▸ **What to do**: Reproduce the listing below in full and without alteration, apart from its pictures.

▸ **Information provided**:
——

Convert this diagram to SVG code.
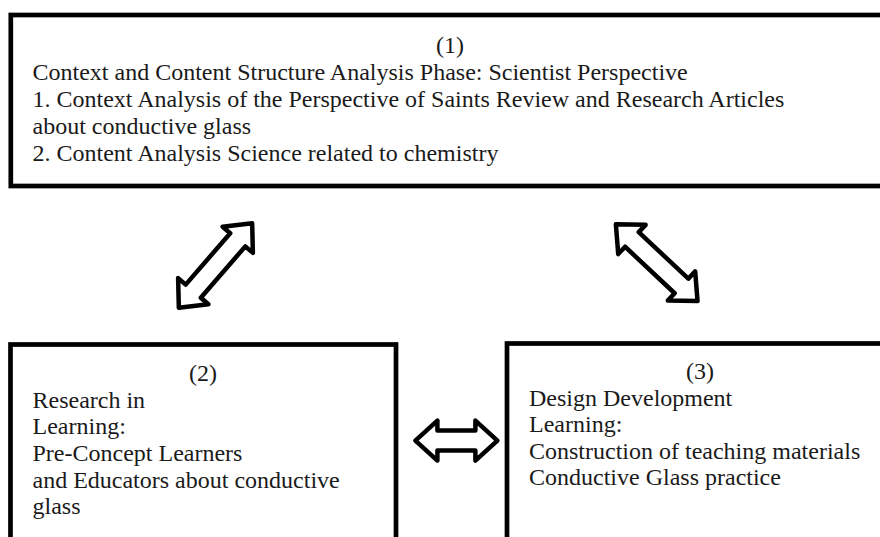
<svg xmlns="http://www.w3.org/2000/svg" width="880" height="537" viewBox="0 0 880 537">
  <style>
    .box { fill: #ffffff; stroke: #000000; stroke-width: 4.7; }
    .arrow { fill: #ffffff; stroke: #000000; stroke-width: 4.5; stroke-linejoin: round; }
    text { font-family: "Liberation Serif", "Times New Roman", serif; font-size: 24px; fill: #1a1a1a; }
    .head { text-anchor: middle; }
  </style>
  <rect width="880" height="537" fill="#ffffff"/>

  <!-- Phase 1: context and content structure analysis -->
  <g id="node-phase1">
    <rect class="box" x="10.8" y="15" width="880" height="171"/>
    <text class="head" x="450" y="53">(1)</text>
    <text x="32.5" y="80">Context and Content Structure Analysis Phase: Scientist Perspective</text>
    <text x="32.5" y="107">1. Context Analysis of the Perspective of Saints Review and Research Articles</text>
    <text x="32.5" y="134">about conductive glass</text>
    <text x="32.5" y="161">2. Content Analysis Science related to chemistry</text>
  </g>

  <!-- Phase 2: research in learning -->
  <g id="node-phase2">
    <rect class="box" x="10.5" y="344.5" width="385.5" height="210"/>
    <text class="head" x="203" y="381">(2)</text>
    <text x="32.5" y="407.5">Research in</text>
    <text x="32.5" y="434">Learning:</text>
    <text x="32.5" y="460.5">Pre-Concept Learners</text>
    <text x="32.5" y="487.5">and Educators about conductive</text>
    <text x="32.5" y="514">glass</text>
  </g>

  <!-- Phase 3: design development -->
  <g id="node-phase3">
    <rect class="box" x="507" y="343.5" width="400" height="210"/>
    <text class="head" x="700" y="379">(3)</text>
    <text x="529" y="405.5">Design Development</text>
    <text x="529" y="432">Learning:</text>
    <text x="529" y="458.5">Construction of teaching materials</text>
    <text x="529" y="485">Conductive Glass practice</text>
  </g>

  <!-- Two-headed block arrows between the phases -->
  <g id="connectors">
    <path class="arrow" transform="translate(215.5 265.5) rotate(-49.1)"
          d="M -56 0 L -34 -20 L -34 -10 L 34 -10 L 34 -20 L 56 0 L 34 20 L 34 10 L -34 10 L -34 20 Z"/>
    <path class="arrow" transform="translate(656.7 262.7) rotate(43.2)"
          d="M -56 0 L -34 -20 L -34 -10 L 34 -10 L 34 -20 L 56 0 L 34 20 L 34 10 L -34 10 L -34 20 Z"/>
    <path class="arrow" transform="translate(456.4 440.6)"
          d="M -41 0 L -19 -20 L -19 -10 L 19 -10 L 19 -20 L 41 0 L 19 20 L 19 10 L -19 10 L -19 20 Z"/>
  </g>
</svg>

——

▸ **Result of the exercise**:
Convert this diagram to SVG code.
<svg xmlns="http://www.w3.org/2000/svg" width="880" height="537" viewBox="0 0 880 537">
  <style>
    .box { fill: #ffffff; stroke: #000000; stroke-width: 4.7; }
    .arrow { fill: #ffffff; stroke: #000000; stroke-width: 4.5; stroke-linejoin: round; }
    text { font-family: "Liberation Serif", "Times New Roman", serif; font-size: 24px; fill: #1a1a1a; }
    .head { text-anchor: middle; }
  </style>
  <rect width="880" height="537" fill="#ffffff"/>

  <!-- Phase 1: context and content structure analysis -->
  <g id="node-phase1">
    <rect class="box" x="10.8" y="15" width="880" height="171"/>
    <text class="head" x="450" y="53">(1)</text>
    <text x="32.5" y="80">Context and Content Structure Analysis Phase: Scientist Perspective</text>
    <text x="32.5" y="107">1. Context Analysis of the Perspective of Saints Review and Research Articles</text>
    <text x="32.5" y="134">about conductive glass</text>
    <text x="32.5" y="161">2. Content Analysis Science related to chemistry</text>
  </g>

  <!-- Phase 2: research in learning -->
  <g id="node-phase2">
    <rect class="box" x="10.5" y="344.5" width="385.5" height="210"/>
    <text class="head" x="203" y="381">(2)</text>
    <text x="32.5" y="407.5">Research in</text>
    <text x="32.5" y="434">Learning:</text>
    <text x="32.5" y="460.5">Pre-Concept Learners</text>
    <text x="32.5" y="487.5">and Educators about conductive</text>
    <text x="32.5" y="514">glass</text>
  </g>

  <!-- Phase 3: design development -->
  <g id="node-phase3">
    <rect class="box" x="507" y="343.5" width="400" height="210"/>
    <text class="head" x="700" y="379">(3)</text>
    <text x="529" y="405.5">Design Development</text>
    <text x="529" y="432">Learning:</text>
    <text x="529" y="458.5">Construction of teaching materials</text>
    <text x="529" y="485">Conductive Glass practice</text>
  </g>

  <!-- Two-headed block arrows between the phases -->
  <g id="connectors">
    <path class="arrow" transform="translate(215.5 265.5) rotate(-49.1)"
          d="M -56 0 L -34 -20 L -34 -10 L 34 -10 L 34 -20 L 56 0 L 34 20 L 34 10 L -34 10 L -34 20 Z"/>
    <path class="arrow" transform="translate(656.7 262.7) rotate(43.2)"
          d="M -56 0 L -34 -20 L -34 -10 L 34 -10 L 34 -20 L 56 0 L 34 20 L 34 10 L -34 10 L -34 20 Z"/>
    <path class="arrow" transform="translate(456.4 440.6)"
          d="M -41 0 L -19 -20 L -19 -10 L 19 -10 L 19 -20 L 41 0 L 19 20 L 19 10 L -19 10 L -19 20 Z"/>
  </g>
</svg>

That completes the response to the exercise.